Tell a New Yorker that rats can save lives and he might consider it an impossible trick for the beady-eyed sewer dwellers.

But for the past 10 years, a group of Belgian researchers based in Tanzania have been training a species of giant African rats to sniff out land mines and unexploded ordnance.

"When people see they can use these animals for humanitarian purposes, it changes their perception," said Bart Weetjens, whose nonprofit group, Apopo, has pioneered the use of the African or Gambian giant pouched rat in mine detection. "People find it most fascinating."

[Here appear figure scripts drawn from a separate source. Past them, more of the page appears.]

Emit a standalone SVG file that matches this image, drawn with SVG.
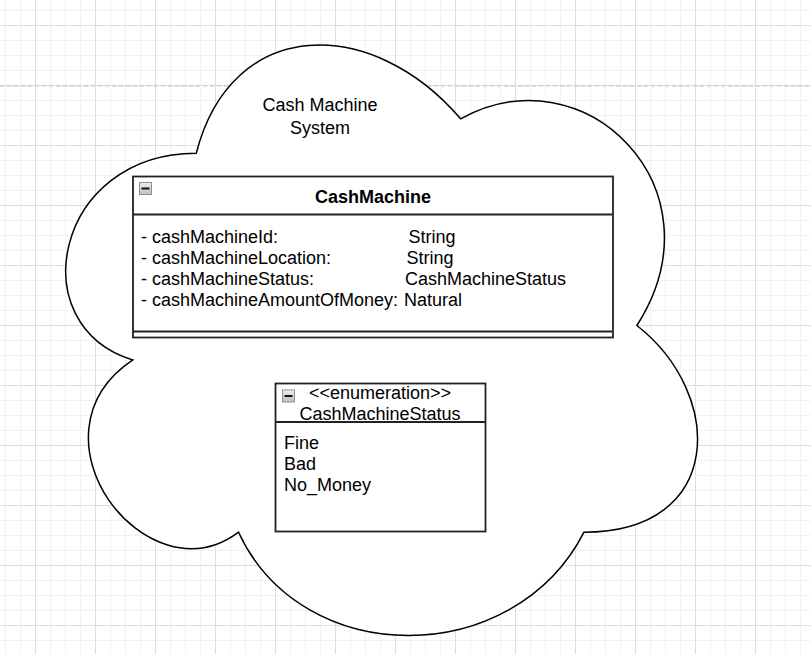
<svg xmlns="http://www.w3.org/2000/svg" width="811" height="654" viewBox="0 0 811 654">
<defs>
<pattern id="grid" x="35" y="25" width="60" height="60" patternUnits="userSpaceOnUse">
<rect width="60" height="60" fill="#ffffff"/>
<g fill="#f1f1f1">
<rect x="15" y="0" width="1" height="60"/><rect x="30" y="0" width="1" height="60"/><rect x="45" y="0" width="1" height="60"/>
<rect x="0" y="15" width="60" height="1"/><rect x="0" y="30" width="60" height="1"/><rect x="0" y="45" width="60" height="1"/>
</g>
<g fill="#dedede">
<rect x="0" y="0" width="1" height="60"/><rect x="0" y="0" width="60" height="1"/>
</g>
</pattern>
<linearGradient id="btn" x1="0" y1="0" x2="0" y2="1">
<stop offset="0" stop-color="#f2f2f2"/><stop offset="1" stop-color="#bdbdc4"/>
</linearGradient>
<g id="minus">
<rect x="0.5" y="0.5" width="12" height="12" fill="url(#btn)" stroke="#8d8d99" stroke-width="1"/>
<rect x="2.5" y="5.5" width="8" height="2" fill="#111"/>
</g>
</defs>
<style>
text{font-family:"Liberation Sans",Arial,sans-serif;font-size:18px;fill:#000}
.b{font-weight:bold}
.m{text-anchor:middle}
.shape{fill:#fff;stroke:#000;stroke-width:1.5}
.box{fill:#fff;stroke:#222;stroke-width:1.8}
.sep{stroke:#222;stroke-width:1.8;fill:none}
</style>
<rect width="811" height="654" fill="url(#grid)"/>
<line x1="0" y1="86" x2="811" y2="86" stroke="#c2c2c2" stroke-width="1" stroke-dasharray="4 3"/>
<g id="cloud">
<path class="shape" d="M196.25,153.25 C55.25,153.25 20,325.5 132.8,359.95 C20,435.74 146.9,601.1 238.55,532.2 C302,670 513.5,670 584,532.2 C725,532.2 725,394.4 636.9,325.5 C725,187.7 584,49.9 460.6,118.8 C372.5,15.45 231.5,15.45 196.25,153.25 Z"/>
<text class="m" x="320" y="111">Cash Machine</text>
<text class="m" x="320" y="134">System</text>
</g>
<g id="CashMachine">
<rect class="box" x="133" y="176.5" width="480" height="161"/>
<line class="sep" x1="133" y1="214.5" x2="613" y2="214.5"/>
<line class="sep" x1="133" y1="331.5" x2="613" y2="331.5"/>
<use href="#minus" x="139" y="182"/>
<text class="b m" x="373" y="203">CashMachine</text>
<text x="141" y="242.5">- cashMachineId:</text><text x="408.5" y="242.5">String</text>
<text x="141" y="263.5">- cashMachineLocation:</text><text x="406.5" y="263.5">String</text>
<text x="141" y="284.5">- cashMachineStatus:</text><text x="405" y="284.5">CashMachineStatus</text>
<text x="141" y="305.5">- cashMachineAmountOfMoney:</text><text x="404" y="305.5">Natural</text>
</g>
<g id="CashMachineStatus">
<rect class="box" x="275.5" y="383.5" width="210" height="148"/>
<line class="sep" x1="275.5" y1="422" x2="485.5" y2="422"/>
<use href="#minus" x="282" y="389.5"/>
<text class="m" x="380" y="399">&lt;&lt;enumeration&gt;&gt;</text>
<text class="m" x="380" y="420">CashMachineStatus</text>
<text x="284" y="449">Fine</text>
<text x="284" y="470">Bad</text>
<text x="284" y="491">No_Money</text>
</g>
<g id="connectors"/>
</svg>
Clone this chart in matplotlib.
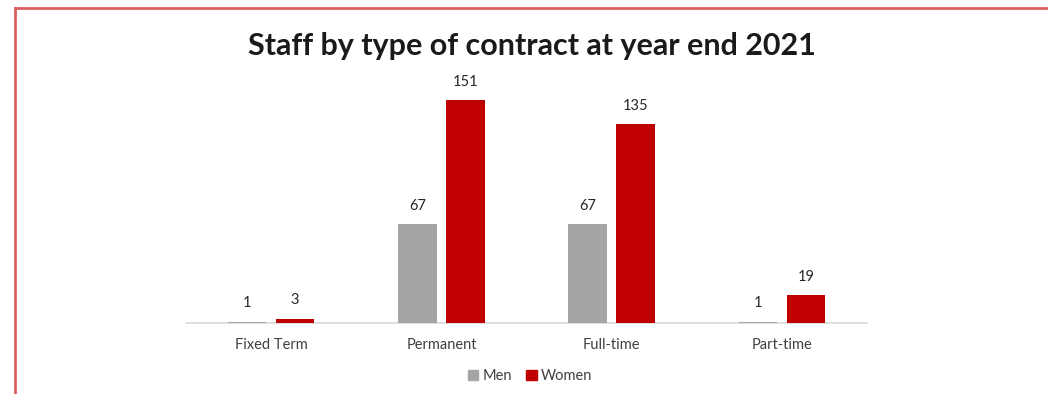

By teaching local residents how to handle the rats — a food source for some Africans — the group hopes to develop a cheap, reliable, indigenous resource for de-mining, an expensive and dangerous process that typically operates in unstable, war-ravaged regions.

"The whole philosophy of the project is to provide local people with tools and techniques so they can manage to deal with the problem themselves," Mr. Weetjens said.

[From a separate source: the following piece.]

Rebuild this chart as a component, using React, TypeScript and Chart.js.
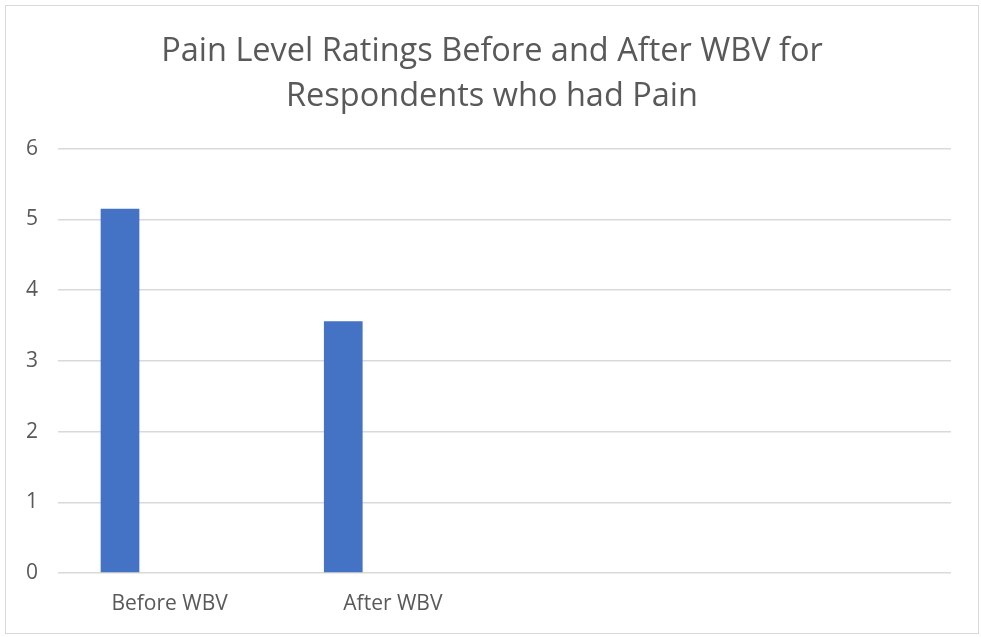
import React, { useEffect, useRef } from "react";
import { Chart, registerables } from "chart.js";
Chart.register(...registerables);

const categories = ["Before WBV", "After WBV", "", ""];
const painRatings = [5.15, 3.56, null, null];
const emptySeries = [null, null, null, null];
const yTicks = [0, 1, 2, 3, 4, 5, 6];
const titleLines = ["Pain Level Ratings Before and After WBV for", "Respondents who had Pain"];

const FONT = "'Open Sans', 'DejaVu Sans', sans-serif";
const TEXT = "#595959";

export default function App() {
  const ref = useRef<HTMLCanvasElement>(null);
  useEffect(() => {
    document.body.style.margin = "0";
    const chart = new Chart(ref.current!, {
      type: "bar",
      data: {
        labels: categories,
        datasets: [
          { label: "Pain rating", data: painRatings, backgroundColor: "#4472C4", borderWidth: 0, categoryPercentage: 0.889, barPercentage: 0.39 },
          { label: "Series 2", data: emptySeries, backgroundColor: "#ED7D31", borderWidth: 0, categoryPercentage: 0.889, barPercentage: 0.39 },
        ],
      },
      options: {
        responsive: false,
        animation: false,
        layout: { padding: 0 },
        plugins: {
          legend: { display: false },
          tooltip: { enabled: false },
          title: {
            display: true,
            text: titleLines,
            color: TEXT,
            font: { family: FONT, size: 32.5, weight: "normal", lineHeight: 1.38 },
            padding: { top: 23, bottom: 30 },
          },
        },
        scales: {
          x: {
            grid: { display: false, drawTicks: false },
            border: { display: false },
            ticks: { color: TEXT, font: { family: FONT, size: 21 }, padding: 18, maxRotation: 0, autoSkip: false },
            afterFit: (s: any) => { s.height = 60; },
          },
          y: {
            min: 0,
            max: 6,
            afterBuildTicks: (s: any) => { s.ticks = yTicks.map((v) => ({ value: v })); },
            afterFit: (s: any) => { s.width = 52; },
            ticks: { color: TEXT, font: { family: FONT, size: 21 }, padding: 20 },
            grid: { color: "#d9d9d9", lineWidth: 1.5, drawTicks: false },
            border: { display: false },
          },
          yRight: {
            position: "right",
            display: true,
            min: 0,
            max: 6,
            grid: { display: false, drawTicks: false },
            border: { display: false },
            ticks: { display: false },
            afterFit: (s: any) => { s.width = 27; },
          },
        },
      },
    });
    return () => chart.destroy();
  }, []);
  return (
    <div style={{ position: "absolute", left: 5, top: 5, width: 974, height: 629, border: "1px solid #d9d9d9", boxSizing: "border-box", background: "#fff" }}>
      <canvas ref={ref} width={972} height={627} style={{ display: "block" }} />
    </div>
  );
}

Mr. Weetjens and Apopo hope the creatures, the largest rats by size in the world, will join hand-held metal detectors, armored vehicles and dogs in the effort to detect and remove land mines, which kill or maim as many as 20,000 people a year, according to the International Campaign to Ban Land Mines.

The campaign, a grouping of about 1,400 nongovernmental organizations from 90 countries, issued a survey last year that listed more than two dozen African countries dealing with buried anti-personnel mines and mine contamination. The problem was especially acute in Angola, Mozambique, Sudan, Ethiopia and Eritrea.

Angola — along with Afghanistan, Cambodia and Colombia — is thought to have one of the world's most severe problems, with an estimated 7 million land mines hidden in unmarked fields four years after the end of a long civil war, the government said.

'African technology'

With its headquarters at the Sokoine University of Agriculture in Morogoro, Tanzania, Apopo has 50 rats working in Mozambique and plans to expand to Angola within two years if it can secure enough funding. Thirteen other African countries have expressed an interest in the program, Mr. Weetjens said.